** START OF Exercise materials **

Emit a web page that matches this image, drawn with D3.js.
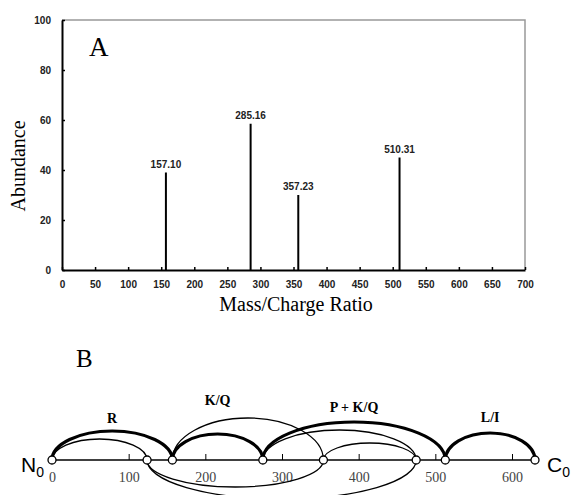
<!DOCTYPE html>
<html>
<head>
<meta charset="utf-8">
<script src="https://cdn.jsdelivr.net/npm/d3@7"></script>
<style>
  body { margin: 0; background: #fff; }
  .tickA text { font-family: "Liberation Sans", Arial, sans-serif; font-weight: bold; font-size: 10px; fill: #222; }
  .tickB text { font-family: "Liberation Serif", "Times New Roman", serif; font-size: 14px; fill: #444; }
</style>
</head>
<body>
<svg width="574" height="495"></svg>
<script>
// panel A: spectrum
const peakMz = [157.10, 285.16, 357.23, 510.31];
const peakAbundance = [39, 58.5, 30, 45];
const peakLabels = ['157.10', '285.16', '357.23', '510.31'];
const mzTicks = d3.range(0, 701, 50);
const abundanceTicks = [0, 20, 40, 60, 80, 100];

// panel B: mass ladder
const nodeMass = [0, 124, 157, 275, 354, 475, 513, 630];
const ladderTicks = [0, 100, 200, 300, 400, 500, 600];
const arcStart = [0, 157, 275, 513, 0, 157, 275, 354, 124, 124];
const arcEnd = [157, 275, 513, 630, 124, 354, 475, 475, 354, 475];
const arcBold = [true, true, true, true, false, false, false, false, false, false];
const arcBelow = [false, false, false, false, false, false, false, false, true, true];
const arcLabels = ['R', 'K/Q', 'P + K/Q', 'L/I'];

// drawing sizes (px), not data
const arcLift = [29, 26, 38, 27, 21, 42, 30, 17, 27, 39];
const labelLift = [37, 55, 48, 38];

const svg = d3.select('svg');

// ---------- A ----------
const x = d3.scaleLinear().domain([0, 700]).range([62, 525]);
const y = d3.scaleLinear().domain([0, 100]).range([270, 20]);

// grey frame top/right
svg.append('path')
  .attr('d', `M${x(0)},${y(100)}H${x(700)}V${y(0)}`)
  .attr('fill', 'none')
  .attr('stroke', '#999')
  .attr('stroke-width', 1.5);

const xAxis = svg.append('g')
  .attr('class', 'tickA')
  .attr('transform', `translate(0,${y(0)})`)
  .call(d3.axisBottom(x).tickValues(mzTicks).tickSizeInner(-3).tickSizeOuter(0).tickPadding(11));

const yAxis = svg.append('g')
  .attr('class', 'tickA')
  .attr('transform', `translate(${x(0)},0)`)
  .call(d3.axisLeft(y).tickValues(abundanceTicks).tickSizeInner(-3).tickSizeOuter(0).tickPadding(11));

[xAxis, yAxis].forEach(g => {
  g.select('.domain').attr('stroke', '#000').attr('stroke-width', 2);
  g.selectAll('.tick line').attr('stroke', '#000').attr('stroke-width', 1.5);
  g.selectAll('text').attr('fill', '#222');
});

svg.selectAll('line.peak')
  .data(peakMz)
  .enter()
  .append('line')
    .attr('class', 'peak')
    .attr('x1', d => x(d))
    .attr('x2', d => x(d))
    .attr('y1', y(0))
    .attr('y2', (d, i) => y(peakAbundance[i]))
    .attr('stroke', '#000')
    .attr('stroke-width', 2);

svg.selectAll('text.peak')
  .data(peakMz)
  .enter()
  .append('text')
    .attr('class', 'peak')
    .attr('x', d => x(d))
    .attr('y', (d, i) => y(peakAbundance[i]) - 5)
    .attr('text-anchor', 'middle')
    .style('font-family', '"Liberation Sans", Arial, sans-serif')
    .style('font-weight', 'bold')
    .style('font-size', '10px')
    .attr('fill', '#222')
    .text((d, i) => peakLabels[i]);

const serif = '"Liberation Serif", "Times New Roman", serif';

svg.append('text')
  .text('Abundance')
  .attr('transform', 'translate(25,166) rotate(-90)')
  .attr('text-anchor', 'middle')
  .style('font-family', serif)
  .style('font-size', '20px');

svg.append('text')
  .text('Mass/Charge Ratio')
  .attr('x', 296)
  .attr('y', 311)
  .attr('text-anchor', 'middle')
  .style('font-family', serif)
  .style('font-size', '20px');

svg.append('text')
  .text('A')
  .attr('x', 89)
  .attr('y', 56)
  .style('font-family', serif)
  .style('font-size', '27px');

// ---------- B ----------
svg.append('text')
  .text('B')
  .attr('x', 76)
  .attr('y', 367)
  .style('font-family', serif)
  .style('font-size', '25px');

const xb = d3.scaleLinear().domain([0, 600]).range([52, 512]);
const baseY = 460;

svg.append('line')
  .attr('x1', xb(nodeMass[0]))
  .attr('x2', xb(nodeMass[nodeMass.length - 1]))
  .attr('y1', baseY)
  .attr('y2', baseY)
  .attr('stroke', '#000')
  .attr('stroke-width', 1.3);

const bAxis = svg.append('g')
  .attr('class', 'tickB')
  .attr('transform', `translate(0,${baseY})`)
  .call(d3.axisBottom(xb).tickValues(ladderTicks).tickFormat(d3.format('d'))
    .tickSizeInner(-6).tickSizeOuter(0).tickPadding(12));
bAxis.select('.domain').remove();
bAxis.selectAll('.tick line').attr('stroke', '#000').attr('stroke-width', 1);

const arcPath = (i) => {
  const x1 = xb(arcStart[i]);
  const x2 = xb(arcEnd[i]);
  const rx = (x2 - x1) / 2;
  const ry = arcLift[i];
  const sweep = arcBelow[i] ? 0 : 1;
  return `M${x1},${baseY}A${rx},${ry} 0 0 ${sweep} ${x2},${baseY}`;
};

svg.selectAll('path.arc')
  .data(arcStart)
  .enter()
  .append('path')
    .attr('class', 'arc')
    .attr('d', (d, i) => arcPath(i))
    .attr('fill', 'none')
    .attr('stroke', '#000')
    .attr('stroke-width', (d, i) => arcBold[i] ? 3.2 : 1.3);

svg.selectAll('circle.node')
  .data(nodeMass)
  .enter()
  .append('circle')
    .attr('class', 'node')
    .attr('cx', d => xb(d))
    .attr('cy', baseY)
    .attr('r', 4)
    .attr('fill', '#fff')
    .attr('stroke', '#000')
    .attr('stroke-width', 1.3);

svg.selectAll('text.arcLabel')
  .data(arcLabels)
  .enter()
  .append('text')
    .attr('class', 'arcLabel')
    .attr('x', (d, i) => (xb(arcStart[i]) + xb(arcEnd[i])) / 2)
    .attr('y', (d, i) => baseY - labelLift[i])
    .attr('text-anchor', 'middle')
    .style('font-family', serif)
    .style('font-weight', 'bold')
    .style('font-size', '14px')
    .text(d => d);

const sans = '"Liberation Sans", Arial, sans-serif';
const endLabel = (letter, xPos, anchor) => {
  const t = svg.append('text')
    .attr('x', xPos)
    .attr('y', 472)
    .attr('text-anchor', anchor)
    .style('font-family', sans)
    .style('font-size', '21px');
  t.append('tspan').text(letter);
  t.append('tspan').attr('dy', 5).style('font-size', '14px').text('0');
};
endLabel('N', 44, 'end');
endLabel('C', 547, 'start');
</script>
</body>
</html>
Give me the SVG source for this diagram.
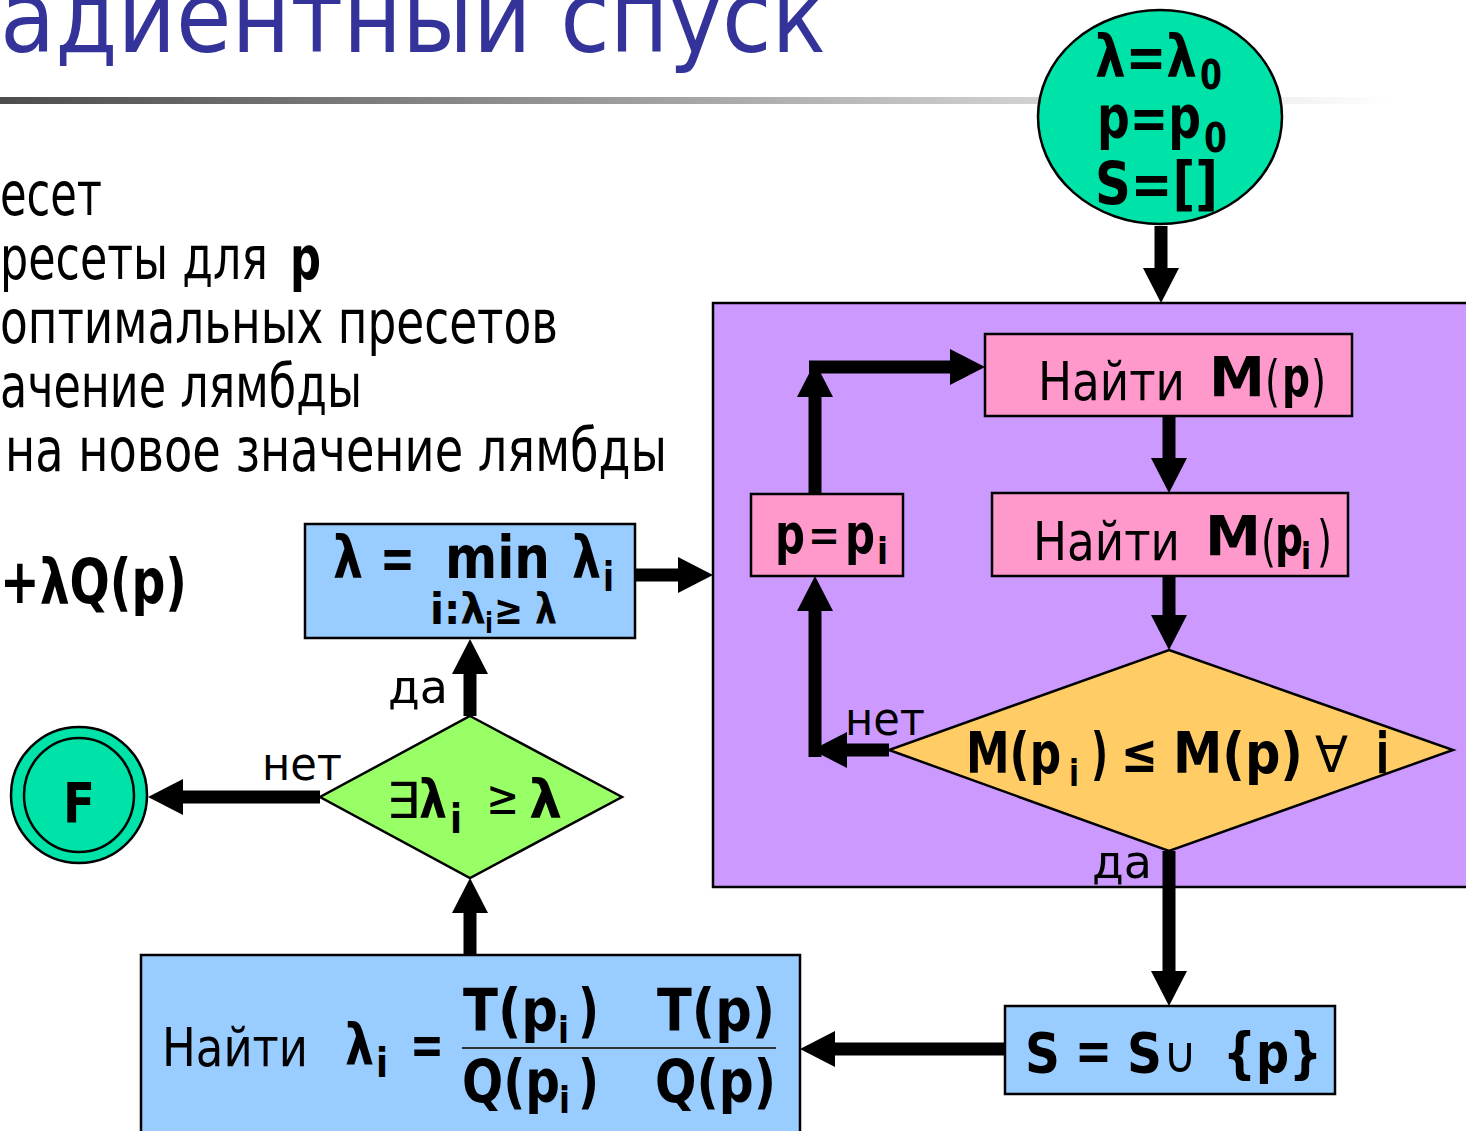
<svg xmlns="http://www.w3.org/2000/svg" width="1466" height="1131" viewBox="0 0 1466 1131">
<defs>
<linearGradient id="bar" x1="0" y1="0" x2="1" y2="0">
<stop offset="0" stop-color="#4d4d4d"/>
<stop offset="0.95" stop-color="#ffffff"/>
</linearGradient>
<marker id="ah" markerUnits="userSpaceOnUse" markerWidth="38" markerHeight="38" refX="1" refY="18" orient="auto">
<path d="M0,0 L35,18 L0,36 z" fill="#000"/>
</marker>
</defs>
<style>
text{font-family:"DejaVu Sans","Liberation Sans",sans-serif;font-stretch:condensed;fill:#000}
.b{font-weight:bold}
.box{stroke:#000;stroke-width:2.5}
.conn path{stroke:#000;stroke-width:13;fill:none;marker-end:url(#ah)}
</style>
<rect width="1466" height="1131" fill="#fff"/>
<g id="title">
<text x="0" y="52" font-size="100" style="fill:#333399" textLength="826" lengthAdjust="spacingAndGlyphs">адиентный спуск</text>
<rect x="0" y="97" width="1466" height="7" fill="url(#bar)"/>
</g>
<g id="bullets" font-size="60">
<text x="0" y="215" textLength="102" lengthAdjust="spacingAndGlyphs">есет</text>
<text x="0" y="279" textLength="268" lengthAdjust="spacingAndGlyphs">ресеты для</text>
<text x="290" y="279" class="b" textLength="31" lengthAdjust="spacingAndGlyphs">p</text>
<text x="0" y="343" textLength="558" lengthAdjust="spacingAndGlyphs">оптимальных пресетов</text>
<text x="0" y="407" textLength="362" lengthAdjust="spacingAndGlyphs">ачение лямбды</text>
<text x="5" y="471" textLength="662" lengthAdjust="spacingAndGlyphs">на новое значение лямбды</text>
<text x="0" y="603" font-size="62" class="b" textLength="187" lengthAdjust="spacingAndGlyphs">+λQ(p)</text>
</g>
<g id="purple">
<rect x="713" y="303" width="780" height="584" fill="#CC99FF" class="box"/>
</g>
<g id="start">
<ellipse cx="1160" cy="117" rx="122" ry="107" fill="#00E3A8" class="box"/>
<text x="1095" y="77" font-size="58" class="b" textLength="102" lengthAdjust="spacingAndGlyphs">λ=λ</text>
<text x="1200" y="89" font-size="40" class="b" textLength="22" lengthAdjust="spacingAndGlyphs">0</text>
<text x="1097" y="138" font-size="58" class="b" textLength="104" lengthAdjust="spacingAndGlyphs">p=p</text>
<text x="1204" y="152" font-size="40" class="b" textLength="23" lengthAdjust="spacingAndGlyphs">0</text>
<text x="1095" y="204" font-size="58" class="b" textLength="123" lengthAdjust="spacingAndGlyphs">S=[]</text>
</g>
<g id="findMp">
<rect x="985" y="334" width="367" height="82" fill="#FF99CC" class="box"/>
<text x="1038" y="400" font-size="54" textLength="147" lengthAdjust="spacingAndGlyphs">Найти</text>
<text x="1209" y="396" font-size="56" class="b" textLength="56" lengthAdjust="spacingAndGlyphs">M</text>
<text x="1265" y="400" font-size="56" textLength="15" lengthAdjust="spacingAndGlyphs">(</text>
<text x="1282" y="396" font-size="56" class="b" textLength="28" lengthAdjust="spacingAndGlyphs">p</text>
<text x="1311" y="400" font-size="56" textLength="15" lengthAdjust="spacingAndGlyphs">)</text>
</g>
<g id="findMpi">
<rect x="992" y="493" width="356" height="83" fill="#FF99CC" class="box"/>
<text x="1033" y="560" font-size="54" textLength="147" lengthAdjust="spacingAndGlyphs">Найти</text>
<text x="1205" y="555" font-size="56" class="b" textLength="56" lengthAdjust="spacingAndGlyphs">M</text>
<text x="1261" y="560" font-size="56" textLength="15" lengthAdjust="spacingAndGlyphs">(</text>
<text x="1275" y="555" font-size="56" class="b" textLength="28" lengthAdjust="spacingAndGlyphs">p</text>
<text x="1301" y="569" font-size="38" class="b" textLength="10" lengthAdjust="spacingAndGlyphs">i</text>
<text x="1317" y="560" font-size="56" textLength="15" lengthAdjust="spacingAndGlyphs">)</text>
</g>
<g id="ppi">
<rect x="751" y="494" width="152" height="82" fill="#FF99CC" class="box"/>
<text x="775" y="553" font-size="56" class="b" textLength="30" lengthAdjust="spacingAndGlyphs">p</text>
<text x="808" y="553" font-size="54" textLength="32" lengthAdjust="spacingAndGlyphs">=</text>
<text x="845" y="553" font-size="56" class="b" textLength="30" lengthAdjust="spacingAndGlyphs">p</text>
<text x="877" y="564" font-size="38" class="b" textLength="11" lengthAdjust="spacingAndGlyphs">i</text>
</g>
<g id="cond1">
<polygon points="1169,650 1453,750 1169,851 889,750" fill="#FFCC66" class="box"/>
<text x="966" y="773" font-size="57" class="b" textLength="95" lengthAdjust="spacingAndGlyphs">M(p</text>
<text x="1069" y="786" font-size="38" class="b" textLength="10" lengthAdjust="spacingAndGlyphs">i</text>
<text x="1091" y="773" font-size="57" class="b" textLength="17" lengthAdjust="spacingAndGlyphs">)</text>
<text x="1121" y="772" font-size="54" class="b" textLength="37" lengthAdjust="spacingAndGlyphs">≤</text>
<text x="1173" y="773" font-size="57" class="b" textLength="130" lengthAdjust="spacingAndGlyphs">M(p)</text>
<text x="1315" y="772" font-size="50" textLength="33" lengthAdjust="spacingAndGlyphs">∀</text>
<text x="1376" y="773" font-size="57" class="b" textLength="13" lengthAdjust="spacingAndGlyphs">i</text>
</g>
<g id="lambdaMin">
<rect x="305" y="524" width="330" height="114" fill="#99CCFF" class="box"/>
<text x="333" y="578" font-size="58" class="b" textLength="30" lengthAdjust="spacingAndGlyphs">λ</text>
<text x="380" y="578" font-size="58" class="b" textLength="35" lengthAdjust="spacingAndGlyphs">=</text>
<text x="445" y="578" font-size="58" class="b" textLength="105" lengthAdjust="spacingAndGlyphs">min</text>
<text x="572" y="578" font-size="58" class="b" textLength="29" lengthAdjust="spacingAndGlyphs">λ</text>
<text x="603" y="591" font-size="40" class="b" textLength="11" lengthAdjust="spacingAndGlyphs">i</text>
<text x="430" y="624" font-size="42" class="b" textLength="56" lengthAdjust="spacingAndGlyphs">i:λ</text>
<text x="485" y="633" font-size="28" class="b" textLength="8" lengthAdjust="spacingAndGlyphs">i</text>
<text x="494" y="624" font-size="42" class="b" textLength="63" lengthAdjust="spacingAndGlyphs">≥ λ</text>
</g>
<g id="cond2">
<polygon points="470,716 622,797 470,878 320,797" fill="#99FF66" class="box"/>
<text x="386" y="818" font-size="50" textLength="34" lengthAdjust="spacingAndGlyphs">∃</text>
<text x="419" y="818" font-size="54" class="b" textLength="28" lengthAdjust="spacingAndGlyphs">λ</text>
<text x="450" y="833" font-size="40" class="b" textLength="12" lengthAdjust="spacingAndGlyphs">i</text>
<text x="486" y="814" font-size="48" textLength="33" lengthAdjust="spacingAndGlyphs">≥</text>
<text x="529" y="818" font-size="54" class="b" textLength="33" lengthAdjust="spacingAndGlyphs">λ</text>
</g>
<g id="final">
<ellipse cx="79" cy="795" rx="68" ry="68" fill="#00E3A8" class="box"/>
<ellipse cx="79" cy="795" rx="55" ry="57" fill="none" class="box"/>
<text x="63" y="822" font-size="56" class="b" textLength="32" lengthAdjust="spacingAndGlyphs">F</text>
</g>
<g id="findLambda">
<rect x="141" y="955" width="659" height="190" fill="#99CCFF" class="box"/>
<text x="162" y="1066" font-size="54" textLength="146" lengthAdjust="spacingAndGlyphs">Найти</text>
<text x="345" y="1064" font-size="56" class="b" textLength="29" lengthAdjust="spacingAndGlyphs">λ</text>
<text x="376" y="1077" font-size="40" class="b" textLength="12" lengthAdjust="spacingAndGlyphs">i</text>
<text x="410" y="1064" font-size="56" class="b" textLength="34" lengthAdjust="spacingAndGlyphs">=</text>
<text x="463" y="1031" font-size="58" class="b" textLength="95" lengthAdjust="spacingAndGlyphs">T(p</text>
<text x="558" y="1043" font-size="38" class="b" textLength="11" lengthAdjust="spacingAndGlyphs">i</text>
<text x="578" y="1031" font-size="58" class="b" textLength="21" lengthAdjust="spacingAndGlyphs">)</text>
<text x="657" y="1031" font-size="58" class="b" textLength="118" lengthAdjust="spacingAndGlyphs">T(p)</text>
<line x1="462" y1="1048" x2="776" y2="1048" stroke="#333" stroke-width="2"/>
<text x="462" y="1102" font-size="58" class="b" textLength="98" lengthAdjust="spacingAndGlyphs">Q(p</text>
<text x="559" y="1113" font-size="38" class="b" textLength="11" lengthAdjust="spacingAndGlyphs">i</text>
<text x="578" y="1102" font-size="58" class="b" textLength="21" lengthAdjust="spacingAndGlyphs">)</text>
<text x="655" y="1102" font-size="58" class="b" textLength="121" lengthAdjust="spacingAndGlyphs">Q(p)</text>
</g>
<g id="addS">
<rect x="1005" y="1006" width="330" height="88" fill="#99CCFF" class="box"/>
<text x="1025" y="1072" font-size="56" class="b" textLength="35" lengthAdjust="spacingAndGlyphs">S</text>
<text x="1075" y="1070" font-size="56" class="b" textLength="37" lengthAdjust="spacingAndGlyphs">=</text>
<text x="1127" y="1072" font-size="56" class="b" textLength="35" lengthAdjust="spacingAndGlyphs">S</text>
<text x="1163" y="1072" font-size="50" textLength="34" lengthAdjust="spacingAndGlyphs">∪</text>
<text x="1223" y="1072" font-size="56" class="b" textLength="99" lengthAdjust="spacingAndGlyphs">{p}</text>
</g>
<g class="conn" id="connectors">
<path d="M1161,226 V269"/>
<path d="M1169,417 V459"/>
<path d="M1169,577 V616"/>
<path d="M809,367 H951"/>
<path d="M815,494 V396"/>
<path d="M889,750 H846"/>
<path d="M815,757 V610"/>
<path d="M1169,851 V972"/>
<path d="M1005,1049 H834"/>
<path d="M470,955 V912"/>
<path d="M470,716 V673"/>
<path d="M320,797 H182"/>
<path d="M636,575 H679"/>
</g>
<g id="labels" font-size="46">
<text x="845" y="735" textLength="80" lengthAdjust="spacingAndGlyphs">нет</text>
<text x="262" y="780" textLength="80" lengthAdjust="spacingAndGlyphs">нет</text>
<text x="388" y="703" textLength="60" lengthAdjust="spacingAndGlyphs">да</text>
<text x="1092" y="878" textLength="60" lengthAdjust="spacingAndGlyphs">да</text>
</g>
</svg>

** END OF Exercise materials **

• **Exercise instructions**:
Copy each line of the preceding data that contains the string "this".

• **Solved exercise**:
Emit a web page that matches this image, drawn with D3.js.
Give me the SVG source for this diagram.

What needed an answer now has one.